Group acting properly discontinuous but not cocompactly on a metric space
Solution 1:
The intuition you expressed in your comment is spot on: you can do this by imitating certain steps from the proof of the Milnor-Svarc lemma.
To start, assume $D(x_0,r)$ is connected.

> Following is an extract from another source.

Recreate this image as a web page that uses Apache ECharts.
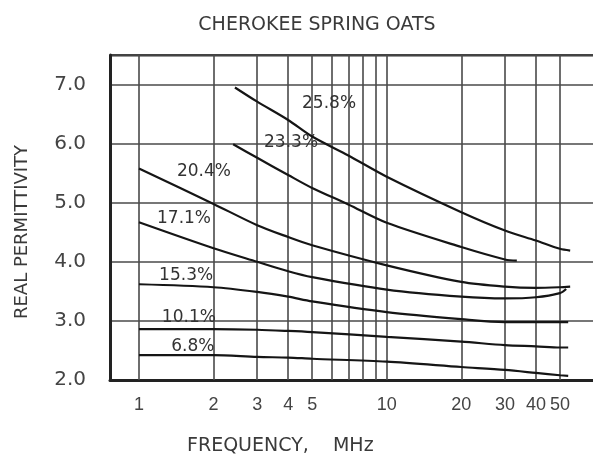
<!DOCTYPE html>
<html><head><meta charset="utf-8">
<script src="https://cdn.jsdelivr.net/npm/echarts@6/dist/echarts.min.js"></script>
<style>html,body{margin:0;padding:0;background:#fff}#c{width:593px;height:468px}</style>
</head><body><div id="c"></div>
<script>
// ---- data ----
const xTickLabels = [1, 2, 3, 4, 5, 10, 20, 30, 40, 50];
const xGridValues = [1, 2, 3, 4, 5, 6, 7, 8, 9, 10, 20, 30, 40, 50];
const yTicks = [2, 3, 4, 5, 6, 7];

const f68 = [1, 2, 3, 4, 5, 10, 20, 30, 40, 50, 54];
const v68 = [2.42, 2.42, 2.39, 2.38, 2.36, 2.31, 2.22, 2.17, 2.12, 2.08, 2.07];
const f101 = [1, 2, 3, 4, 5, 10, 20, 30, 40, 50, 54];
const v101 = [2.86, 2.86, 2.85, 2.83, 2.81, 2.73, 2.65, 2.59, 2.57, 2.55, 2.55];
const f153 = [1, 2, 3, 4, 5, 10, 20, 30, 40, 50, 54];
const v153 = [3.62, 3.57, 3.49, 3.41, 3.33, 3.15, 3.03, 2.98, 2.98, 2.98, 2.98];
const f171 = [1, 2, 3, 4, 5, 10, 20, 30, 40, 50, 53];
const v171 = [4.67, 4.23, 4.00, 3.84, 3.74, 3.53, 3.41, 3.38, 3.40, 3.47, 3.54];
const f204 = [1, 2, 3, 4, 5, 10, 20, 30, 40, 50, 55];
const v204 = [5.58, 4.98, 4.62, 4.42, 4.28, 3.94, 3.66, 3.58, 3.56, 3.57, 3.58];
const f233 = [2.4, 3, 4, 5, 7, 10, 20, 30, 33.5];
const v233 = [5.99, 5.76, 5.47, 5.25, 4.97, 4.66, 4.25, 4.04, 4.02];
const f258 = [2.44, 3, 4, 5, 7, 10, 20, 30, 40, 50, 55];
const v258 = [6.95, 6.71, 6.40, 6.12, 5.80, 5.44, 4.84, 4.53, 4.36, 4.22, 4.19];

const curveNames = ['6.8%', '10.1%', '15.3%', '17.1%', '20.4%', '23.3%', '25.8%'];
const labelFreq = [1.65, 1.59, 1.55, 1.52, 1.83, 4.11, 5.85];
const labelVal  = [2.56, 3.05, 3.77, 4.74, 5.53, 6.02, 6.68];

const title = 'CHEROKEE SPRING OATS';
const xTitle = 'FREQUENCY,    MHz';
const yTitle = 'REAL PERMITTIVITY';

// ---- chart ----
const curves = [[f68, v68], [f101, v101], [f153, v153], [f171, v171], [f204, v204], [f233, v233], [f258, v258]];
const FONT = 'DejaVu Sans';
const series = curves.map((c, i) => ({
  type: 'line', name: curveNames[i], smooth: 0.3, symbol: 'none',
  data: c[0].map((f, k) => [f, c[1][k]]),
  lineStyle: { color: '#151515', width: 2.2 },
  z: 5
}));
series.push({
  type: 'scatter', data: [], silent: true,
  markLine: {
    silent: true, symbol: 'none', animation: false,
    lineStyle: { color: '#4a4a4a', width: 1.6, type: 'solid' },
    label: { show: false },
    data: xGridValues.map(v => ({ xAxis: v }))
  }
});
series.push({
  type: 'scatter', data: [], silent: true, z: 6,
  markPoint: {
    symbol: 'circle', symbolSize: 1, animation: false, silent: true,
    itemStyle: { color: 'rgba(0,0,0,0)' },
    label: { show: true, color: '#333', fontFamily: FONT, fontSize: 17, position: 'inside',
      backgroundColor: 'rgba(255,255,255,0)', formatter: p => p.name },
    data: curveNames.map((n, i) => ({ name: n, coord: [labelFreq[i], labelVal[i]], value: 0 }))
  }
});

const chart = echarts.init(document.getElementById('c'));
chart.setOption({
  animation: false,
  backgroundColor: '#fff',
  title: { text: title, left: 312, top: 11, textAlign: 'center',
    textStyle: { fontFamily: FONT, fontWeight: 'normal', fontSize: 19, color: '#3a3a3a' } },
  grid: { left: 110, right: 0, top: 55, bottom: 88 },
  xAxis: {
    type: 'log', logBase: 10, min: 0.764, max: 68,
    axisLine: { show: true, lineStyle: { color: '#222', width: 3 } },
    axisTick: { show: false },
    splitLine: { show: false },
    axisLabel: { customValues: xTickLabels, color: '#444', fontFamily: 'Liberation Sans', fontSize: 18, margin: 16 }
  },
  yAxis: {
    type: 'value', min: 2, max: 7.5, interval: 1,
    axisLine: { show: true, lineStyle: { color: '#222', width: 3 } },
    axisTick: { show: false },
    splitLine: { show: true, lineStyle: { color: '#4a4a4a', width: 1.6 } },
    axisLabel: { color: '#444', fontFamily: FONT, fontSize: 20, margin: 24,
      formatter: v => (yTicks.indexOf(v) >= 0 ? v.toFixed(1) : '') }
  },
  graphic: [
    { type: 'rect', left: 110, top: 54, shape: { width: 483, height: 2.5 }, style: { fill: '#333' }, silent: true },
    { type: 'text', left: 187, top: 437, style: { text: xTitle, font: '19px "DejaVu Sans"', fill: '#3a3a3a' } },
    { type: 'text', x: 22, y: 232, rotation: Math.PI / 2,
      style: { text: yTitle, font: '18px "DejaVu Sans"', fill: '#3a3a3a', align: 'center', verticalAlign: 'middle' } }
  ],
  series: series
});
</script></body></html>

Consider the corresponding union of closed balls $$\overline D(x_0,r) = \bigcup_{\gamma \in \Gamma} \gamma \cdot \bar B_r(x_0) $$ Using proper discontinuity, the set of those $\gamma$ for which $\bar B_r(x_0) \cap \gamma \cdot \bar B_r(x_0) \ne \emptyset$ is finite; let that set be $S$. This finite set $S$ generates the group $\Gamma$. To see why, pick any $\gamma \in \Gamma$. Using connectivity of $\bar D(x_0,r)$ there exists a sequence $\text{Id}=\delta_0,\delta_1,\ldots,\delta_M = \gamma \in \Gamma$ such that $\delta_{k-1} \cdot \bar B_r(x_0) \cap \delta_k \cdot \bar B_r(x_0) \ne \emptyset$. It follows that $\delta_{k-1}^{-1} \delta_k \in S$ for all $k$, and we have $$\gamma = (\delta_0^{-1} \delta_1) (\delta_1^{-1}\delta_2) \cdots (\delta_{K-1}^{-1} \delta_k) $$
For the other direction, pick a finite generating set $S \subset \Gamma$ and map the Cayley graph $C(\Gamma;S)$ to $X$ by a $\Gamma$-equivariant continuous function: the base point $p \in C(\Gamma;S)$ goes to $x_0$; every other vertex $\delta \cdot p$ goes to $\delta \cdot x_0$; and for each generator $\gamma \in S$ and each $\delta \in \Gamma$ the edge $\overline{\delta p, \delta\gamma p}$ goes to a geodesic $\overline{\delta \cdot x_0, \delta \gamma \cdot x_0}$. For each $\gamma \in S$, as $\delta \in \Gamma$ varies the length is independent of $\delta$. These lengths are therefore represented by the lengths of the finite set of geodesics $\overline{x_0, \gamma \cdot x_0}$ for $\gamma \in S$, so the lengths are strictly bounded above by some number $r$. Now verify, using that value of $r$, that the set $D(x_0,r)$ is connected: the Cayley graph is connected; its continuous image in $X$ is therefore connected, and is clearly a subset of $D(x_0,r)$; and each individual metric ball $D(x_0,r)$ is connected and contains a point of the Cayley graph.